Если бы он тогда настоял на своем! Если бы просто поторопил Видящую и, если понадобилось, увез бы ее силой! Сейчас они были бы на полпути к Ордену. И ничего бы этого не было…
И он бы никогда не узнал, что этот неистовый орк явится в замок и учинит там бойню! А он бы пришел все равно и, не найдя своей жены, перебил бы всех! Его не остановило бы то, что там были женщины и дети. Эти орки — самые жестокие существа в мире. Они наслаждаются болью своих жертв и радуются чужой беде. И тот орк… как там его звали? Кажется, Хаук… Этот Хаук без трепета прошел бы по трупам. Даже странно, что его могла остановить эта девушка. А ведь ей достаточно было прикрикнуть на него и признаться ему в любви!
Видящая призналась в любви к орку! К убийце, насильнику и… Если бы он знал тогда все! Он бы не допустил, чтобы они встретились. Он бы лучше убил эту девушку. Пусть на него легло бы проклятие Ордена — все лучше, чем знать, что одна из Видящих по доброй воле стала женой орка! Орка!
— Готово, мой Паладайн! — Шаман посмотрел на потерявшего сознание пленника. — Он скакал с донесением к своим правителям о том, что некая волшебница, которую они называют Видящей, стала женой орка по имени Хаук.
— Хаук? — Верховный подался вперед. — Какого Хаука?
— Я
— Хаук, — медленно повторил император орков. — Вот ты где! Среди людей… И, конечно, не мог просто сидеть на месте. Обязательно надо было высунуться… на свою голову! Эй! Отвяжите этого и приведите в чувство! Он нам больше не нужен!
Тиндар закашлялся, когда ему в лицо выплеснули ведро воды. Он лежал на траве, во всем теле была слабость, голова отчаянно кружилась. Его силой поставили на колени и, оттянув за волосы голову, заставили посмотреть в лицо Верховному Паладайну.
— Ты принес мне хорошую весть, светловолосый! — сказал тот. — Я доволен тобой. И в награду… в награду я дарю тебе жизнь и свободу. Иди, куда хочешь, и делай, что хочешь! Отпустить его!
Совершенно ошеломленный, Тиндар молча опустился на траву.
Ласкарирэль смогла встать на ноги и покинуть землянку орчихи-целительницы только через несколько дней. За это время в Ирматуле произошли некоторые изменения.

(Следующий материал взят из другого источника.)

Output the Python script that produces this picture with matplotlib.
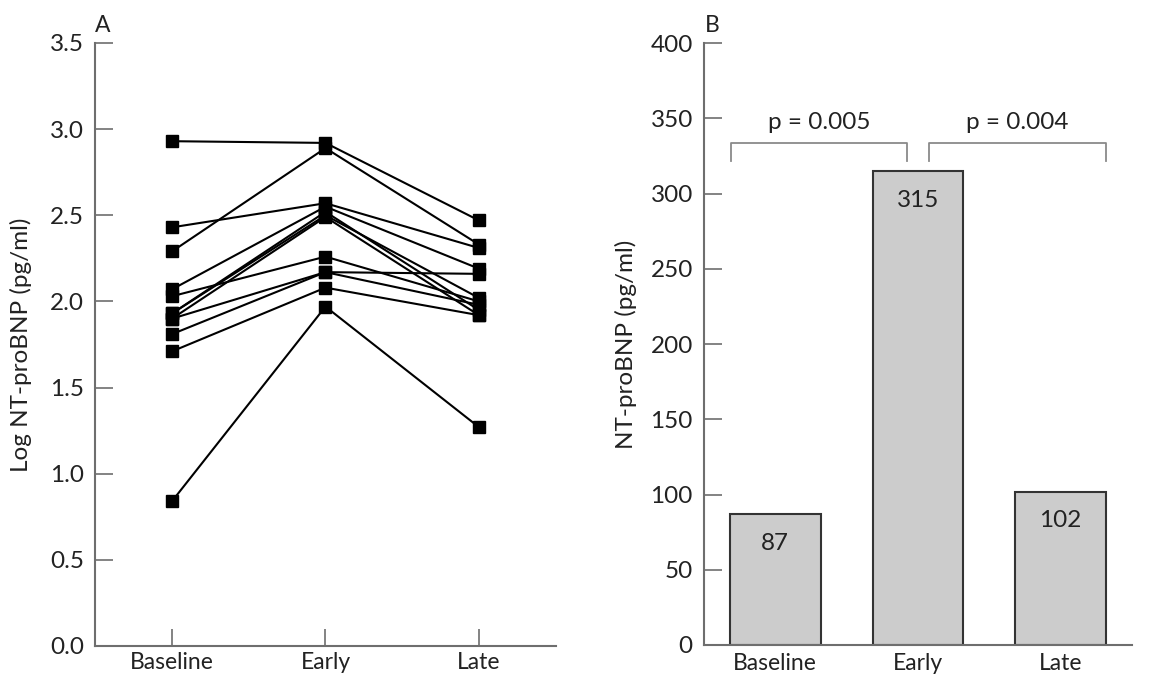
import matplotlib.pyplot as plt

plt.rcParams['font.family'] = ['Lato', 'DejaVu Sans']

# time points
stages = ['Baseline', 'Early', 'Late']

# log NT-proBNP per patient (pg/ml)
log_baseline = [2.93, 2.29, 2.43, 2.07, 2.03, 1.93, 1.90, 1.90, 1.81, 1.71, 0.84, 1.93]
log_early = [2.92, 2.89, 2.57, 2.55, 2.26, 2.52, 2.49, 2.17, 2.17, 2.08, 1.97, 2.50]
log_late = [2.47, 2.33, 2.31, 2.19, 2.00, 1.95, 1.92, 2.16, 1.98, 1.92, 1.27, 2.02]

# median NT-proBNP (pg/ml)
medians = [87, 315, 102]

# pairwise comparisons: (from, to, label)
comparisons = [(0, 1, 'p = 0.005'), (1, 2, 'p = 0.004')]

axis_gray = '#6e6e6e'
text_color = '#222222'
fs = 17.5

fig = plt.figure(figsize=(11.63, 6.77), dpi=100)
ax1 = fig.add_axes([0.0819, 0.0458, 0.3959, 0.8907])
ax2 = fig.add_axes([0.6053, 0.0473, 0.3680, 0.8888])

for ax in (ax1, ax2):
    for side in ('top', 'right'):
        ax.spines[side].set_visible(False)
    for side in ('left', 'bottom'):
        ax.spines[side].set_color(axis_gray)
        ax.spines[side].set_linewidth(1.5)
    ax.set_xlim(-0.5, 2.5)
    ax.set_xticks(range(len(stages)))
    ax.set_xticklabels(stages)
    ax.tick_params(axis='y', direction='in', length=13, width=1.2, color=axis_gray,
                   labelsize=fs, labelcolor=text_color, pad=8)
    ax.tick_params(axis='x', direction='in', length=12, width=1.2, color=axis_gray,
                   labelsize=fs - 1, labelcolor=text_color, pad=4)

# panel A: individual patients
for i in range(len(log_baseline)):
    ax1.plot(range(3), [log_baseline[i], log_early[i], log_late[i]], color='black',
             linewidth=1.5, marker='s', markersize=9, markeredgecolor='black',
             markerfacecolor='black', zorder=3)
ax1.set_ylim(0, 3.5)
ax1.set_yticks([0.0, 0.5, 1.0, 1.5, 2.0, 2.5, 3.0, 3.5])
ax1.set_yticklabels(['%.1f' % v for v in ax1.get_yticks()])
ax1.set_ylabel('Log NT-proBNP (pg/ml)', fontsize=fs, color=text_color, labelpad=13)

# panel B: medians
bar_w = 0.635
ax2.bar(range(3), medians, width=bar_w, color='#cccccc', edgecolor='#333333',
        linewidth=1.5, zorder=2)
for i, v in enumerate(medians):
    ax2.annotate(str(v), (i, v), xytext=(0, -21), textcoords='offset points',
                 ha='center', va='center', fontsize=fs, color=text_color)
ax2.set_ylim(0, 400)
ax2.set_yticks(range(0, 401, 50))
ax2.tick_params(axis='x', length=0, pad=6)
ax2.set_ylabel('NT-proBNP (pg/ml)', fontsize=fs, color=text_color, labelpad=10)

# significance brackets
for a, b, label in comparisons:
    if a == 0:
        x0, x1 = a - bar_w / 2 + 0.01, b - 0.08
    else:
        x0, x1 = a + 0.08, b + bar_w / 2
    ax2.plot([x0, x0, x1, x1], [322, 334, 334, 322], color='#8a8a8a', linewidth=1.3,
             clip_on=False)
    ax2.text((x0 + x1) / 2, 347, label, ha='center', va='center', fontsize=fs,
             color=text_color)

fig.text(0.0886, 0.963, 'A', fontsize=fs - 1, color=text_color, ha='center', va='center')
fig.text(0.6125, 0.963, 'B', fontsize=fs - 1, color=text_color, ha='center', va='center')

fig.savefig('out.png', dpi=100)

Князь Далматий по-прежнему находился между жизнью и смертью. Его лицо, руки и грудь обгорели так сильно, что лучшие целители только беспомощно разводили руками. Все это время князь пребывал в беспамятстве, лишь иногда стонал во сне. Уверенные, что дни его сочтены, многие бароны и знатные горожане уже втихомолку начали раздумывать над тем, кто станет новым князем. Дошло до того, что в соседнюю Великую Паннорию был послан гонец — многие помнили, что когда-то Вольное Княжество Ирматул было частью Паннории. И теперь было решено просить на освободившийся трон кого-либо из представителей Паннорской династии. К счастью, гонец был замечен в виду городских ворот. Ему дали возможность отъехать подальше от города и там меткой стрелой «сняли» с коня.
Власть в Ирматуле временно принадлежала сенешалю и сотнику орков Уртху. Эти двое заправляли всем с такими ловкостью и умением, словно всю жизнь готовились замещать больного правителя. Третьим возле них постоянно отирался юный Терезий, о существовании которого многие бароны знали, но никто не воспринимал всерьез — ведь каких-то семь лет назад князь Далматий публично отрекся от собственного сына, обвинил его в убийстве родной матери и вообще в том, что юноша продался темным силам, и изгнал из дворца. Так что многие были уверены, что это либо самозванец, либо княжич-изгой и подстроил болезнь родителя.
Во дворце был еще один человек, мнение которого никто не спрашивал. А между тем у него были свои планы на будущее.
Стоя на коленях в княжеской часовне, княгиня Иржита молилась о здравии супруга. Часовня была пуста и казалась заброшенной — не горели свечи, не пели на хорах певчие, никто не читал молитв, никто не вел торжественных богослужений. Первосвященник погиб огненной смертью, вместе с ним пострадали и уже скончались от ожогов некоторые его помощники и служители — вера запрещала лечить тех, кто добровольно отрекся от мира и стал священником, — а оставшиеся в живых разбежались и жались по углам, как мыши при виде кота. В часовню уже несколько дней никто не заходил. Только княгиня Иржита, оставив прислужниц на пороге, простаивала на коленях долгие часы, склонив голову перед изваянием Творца. Губы ее непрестанно шевелились — она то повторяла слова молитв, то просто просила Бога о защите, то жаловалась ему на судьбу. Ей было двадцать лет, она всего два года была замужем и вовсе не хотела уходить в монастырь после смерти супруга.